▶ _DIRECTION_
Omitting the pictures, copy exactly each line from the one containing "What React, TypeScript" up to and including the one containing "YAxis, ReferenceDot, Label".

▶ _PROVIDED DATA_
────────────────────────────────────────
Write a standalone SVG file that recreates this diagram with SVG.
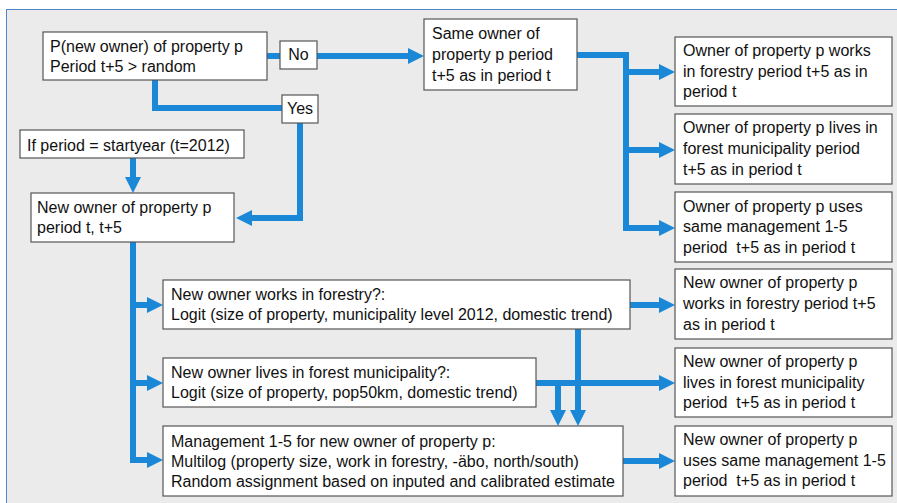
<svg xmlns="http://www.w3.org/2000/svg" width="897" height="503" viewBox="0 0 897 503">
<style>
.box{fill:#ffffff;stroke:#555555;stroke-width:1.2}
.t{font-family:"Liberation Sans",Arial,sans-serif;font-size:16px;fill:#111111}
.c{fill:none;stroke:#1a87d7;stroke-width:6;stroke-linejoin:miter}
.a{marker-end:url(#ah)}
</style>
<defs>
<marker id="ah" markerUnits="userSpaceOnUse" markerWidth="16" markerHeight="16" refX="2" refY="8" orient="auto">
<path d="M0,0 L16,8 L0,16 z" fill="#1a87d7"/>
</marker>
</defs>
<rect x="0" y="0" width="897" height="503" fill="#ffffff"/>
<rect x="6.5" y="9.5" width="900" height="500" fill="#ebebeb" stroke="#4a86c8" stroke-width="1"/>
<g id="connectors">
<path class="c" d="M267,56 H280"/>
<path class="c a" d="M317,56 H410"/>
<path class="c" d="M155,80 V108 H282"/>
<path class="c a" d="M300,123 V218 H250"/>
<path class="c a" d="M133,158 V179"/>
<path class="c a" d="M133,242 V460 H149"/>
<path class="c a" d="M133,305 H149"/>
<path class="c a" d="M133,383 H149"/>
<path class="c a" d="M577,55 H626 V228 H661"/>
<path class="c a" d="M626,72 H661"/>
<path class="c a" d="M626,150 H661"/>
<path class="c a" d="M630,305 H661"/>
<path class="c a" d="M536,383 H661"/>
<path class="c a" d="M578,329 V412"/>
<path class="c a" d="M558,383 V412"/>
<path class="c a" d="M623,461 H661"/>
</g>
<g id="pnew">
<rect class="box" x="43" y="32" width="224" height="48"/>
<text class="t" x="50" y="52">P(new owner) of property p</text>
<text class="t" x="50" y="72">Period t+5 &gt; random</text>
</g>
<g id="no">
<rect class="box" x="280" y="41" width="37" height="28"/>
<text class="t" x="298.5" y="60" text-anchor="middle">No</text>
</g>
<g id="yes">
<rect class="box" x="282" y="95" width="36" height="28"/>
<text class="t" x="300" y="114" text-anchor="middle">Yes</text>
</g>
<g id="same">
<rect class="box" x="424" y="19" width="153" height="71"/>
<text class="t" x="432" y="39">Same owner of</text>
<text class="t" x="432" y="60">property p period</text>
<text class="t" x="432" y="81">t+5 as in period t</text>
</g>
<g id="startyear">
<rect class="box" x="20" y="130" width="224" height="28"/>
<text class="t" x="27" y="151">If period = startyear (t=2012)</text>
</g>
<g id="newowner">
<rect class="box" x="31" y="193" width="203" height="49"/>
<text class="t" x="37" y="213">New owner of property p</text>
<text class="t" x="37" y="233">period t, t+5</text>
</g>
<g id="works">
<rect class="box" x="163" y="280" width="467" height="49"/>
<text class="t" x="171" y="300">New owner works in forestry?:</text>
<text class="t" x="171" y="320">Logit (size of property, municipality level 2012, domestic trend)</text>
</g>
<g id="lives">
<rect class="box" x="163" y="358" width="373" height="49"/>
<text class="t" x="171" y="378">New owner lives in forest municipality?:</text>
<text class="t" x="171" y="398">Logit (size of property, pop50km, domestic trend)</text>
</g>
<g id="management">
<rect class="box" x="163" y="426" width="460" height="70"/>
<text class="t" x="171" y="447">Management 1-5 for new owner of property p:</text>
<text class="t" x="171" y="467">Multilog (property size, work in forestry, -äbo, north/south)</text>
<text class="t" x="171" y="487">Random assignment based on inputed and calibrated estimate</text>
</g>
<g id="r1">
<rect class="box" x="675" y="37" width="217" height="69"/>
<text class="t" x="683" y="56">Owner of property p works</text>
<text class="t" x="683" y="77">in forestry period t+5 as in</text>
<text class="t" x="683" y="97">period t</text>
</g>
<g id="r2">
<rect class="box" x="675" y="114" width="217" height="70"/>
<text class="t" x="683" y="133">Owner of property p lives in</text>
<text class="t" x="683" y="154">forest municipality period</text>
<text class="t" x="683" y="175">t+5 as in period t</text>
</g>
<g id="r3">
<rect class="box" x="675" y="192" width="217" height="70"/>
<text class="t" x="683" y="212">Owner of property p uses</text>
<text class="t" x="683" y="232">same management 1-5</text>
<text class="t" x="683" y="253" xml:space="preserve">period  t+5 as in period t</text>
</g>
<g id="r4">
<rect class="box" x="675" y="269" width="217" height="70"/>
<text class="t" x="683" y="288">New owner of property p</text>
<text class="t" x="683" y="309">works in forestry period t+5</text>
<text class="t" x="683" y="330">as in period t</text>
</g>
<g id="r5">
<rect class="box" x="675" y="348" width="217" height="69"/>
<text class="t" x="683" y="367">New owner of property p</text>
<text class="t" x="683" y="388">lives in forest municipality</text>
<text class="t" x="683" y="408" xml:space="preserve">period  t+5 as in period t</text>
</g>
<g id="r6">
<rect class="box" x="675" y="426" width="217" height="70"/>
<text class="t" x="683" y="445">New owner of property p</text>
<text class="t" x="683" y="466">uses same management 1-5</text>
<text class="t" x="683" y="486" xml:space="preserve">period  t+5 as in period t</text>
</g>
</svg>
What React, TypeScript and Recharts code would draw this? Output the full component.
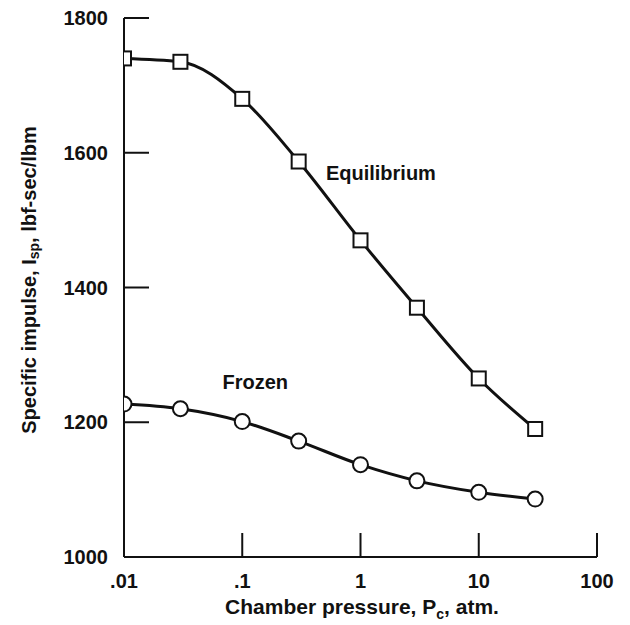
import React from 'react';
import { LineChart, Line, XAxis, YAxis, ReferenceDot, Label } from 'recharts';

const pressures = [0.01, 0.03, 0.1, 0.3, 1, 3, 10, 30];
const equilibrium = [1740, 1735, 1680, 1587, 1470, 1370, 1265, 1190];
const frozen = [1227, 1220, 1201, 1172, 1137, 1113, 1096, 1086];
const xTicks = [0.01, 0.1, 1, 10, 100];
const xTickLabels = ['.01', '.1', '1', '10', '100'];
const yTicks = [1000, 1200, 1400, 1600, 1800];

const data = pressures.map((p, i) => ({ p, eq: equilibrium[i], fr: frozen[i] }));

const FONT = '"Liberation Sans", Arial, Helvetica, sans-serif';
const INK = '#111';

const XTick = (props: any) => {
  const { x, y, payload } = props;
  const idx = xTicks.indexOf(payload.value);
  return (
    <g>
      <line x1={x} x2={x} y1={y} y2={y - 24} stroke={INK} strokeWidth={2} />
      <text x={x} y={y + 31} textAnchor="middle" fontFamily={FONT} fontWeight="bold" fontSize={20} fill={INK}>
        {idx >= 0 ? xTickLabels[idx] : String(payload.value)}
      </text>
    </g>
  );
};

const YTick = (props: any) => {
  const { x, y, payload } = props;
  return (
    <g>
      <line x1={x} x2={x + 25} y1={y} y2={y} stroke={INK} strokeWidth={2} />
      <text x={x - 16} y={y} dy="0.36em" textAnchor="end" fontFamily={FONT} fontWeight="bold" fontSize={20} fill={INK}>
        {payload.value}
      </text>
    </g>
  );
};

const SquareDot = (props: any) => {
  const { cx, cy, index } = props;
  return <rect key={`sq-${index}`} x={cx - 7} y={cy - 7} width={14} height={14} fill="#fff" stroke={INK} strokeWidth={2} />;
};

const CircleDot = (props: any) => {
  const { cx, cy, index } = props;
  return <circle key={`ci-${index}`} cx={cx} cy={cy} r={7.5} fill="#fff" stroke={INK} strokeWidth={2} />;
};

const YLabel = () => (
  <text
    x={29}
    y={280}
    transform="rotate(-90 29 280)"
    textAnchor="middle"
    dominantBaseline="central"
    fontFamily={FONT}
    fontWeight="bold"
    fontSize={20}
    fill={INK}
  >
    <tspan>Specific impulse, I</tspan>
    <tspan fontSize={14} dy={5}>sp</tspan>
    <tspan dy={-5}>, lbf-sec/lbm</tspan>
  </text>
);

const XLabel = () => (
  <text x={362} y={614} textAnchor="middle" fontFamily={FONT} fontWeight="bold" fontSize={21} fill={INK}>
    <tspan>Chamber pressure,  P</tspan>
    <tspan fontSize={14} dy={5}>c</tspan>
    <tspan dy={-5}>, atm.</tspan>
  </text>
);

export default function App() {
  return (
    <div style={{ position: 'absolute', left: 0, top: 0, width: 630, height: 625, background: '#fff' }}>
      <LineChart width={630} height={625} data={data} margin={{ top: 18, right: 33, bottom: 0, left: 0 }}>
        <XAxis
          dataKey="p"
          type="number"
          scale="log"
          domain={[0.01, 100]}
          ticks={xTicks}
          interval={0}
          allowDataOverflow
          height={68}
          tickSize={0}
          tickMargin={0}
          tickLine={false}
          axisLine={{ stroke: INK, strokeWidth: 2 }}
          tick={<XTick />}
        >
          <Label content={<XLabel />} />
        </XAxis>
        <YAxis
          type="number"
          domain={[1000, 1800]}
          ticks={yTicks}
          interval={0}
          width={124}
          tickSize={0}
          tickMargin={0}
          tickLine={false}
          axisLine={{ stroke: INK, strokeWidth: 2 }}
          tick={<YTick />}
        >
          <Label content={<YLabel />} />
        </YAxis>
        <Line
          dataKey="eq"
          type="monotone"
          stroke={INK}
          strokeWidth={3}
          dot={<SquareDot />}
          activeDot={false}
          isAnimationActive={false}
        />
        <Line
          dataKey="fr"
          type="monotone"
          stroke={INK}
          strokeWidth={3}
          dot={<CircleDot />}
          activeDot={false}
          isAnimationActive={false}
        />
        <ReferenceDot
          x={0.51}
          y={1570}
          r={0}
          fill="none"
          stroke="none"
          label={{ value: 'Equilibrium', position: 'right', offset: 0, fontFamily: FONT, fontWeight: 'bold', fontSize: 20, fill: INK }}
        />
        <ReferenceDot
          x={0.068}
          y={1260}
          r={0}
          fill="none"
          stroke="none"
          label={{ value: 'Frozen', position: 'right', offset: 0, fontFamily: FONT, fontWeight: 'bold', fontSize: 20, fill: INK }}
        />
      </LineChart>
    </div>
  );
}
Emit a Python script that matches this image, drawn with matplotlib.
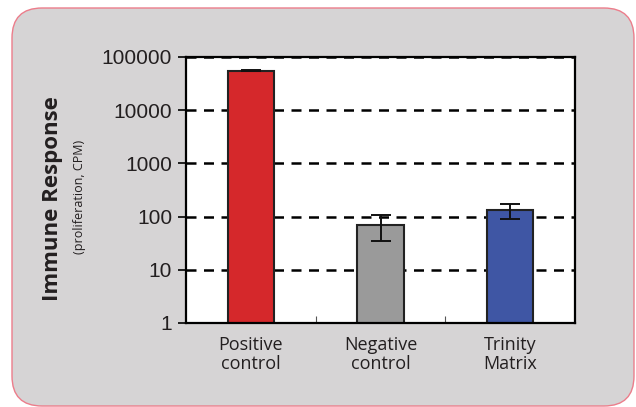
────────────────────────────────────────
▶ _RESPONSE_
What React, TypeScript and Recharts code would draw this? Output the full component.
import React from 'react';
import { LineChart, Line, XAxis, YAxis, ReferenceDot, Label } from 'recharts';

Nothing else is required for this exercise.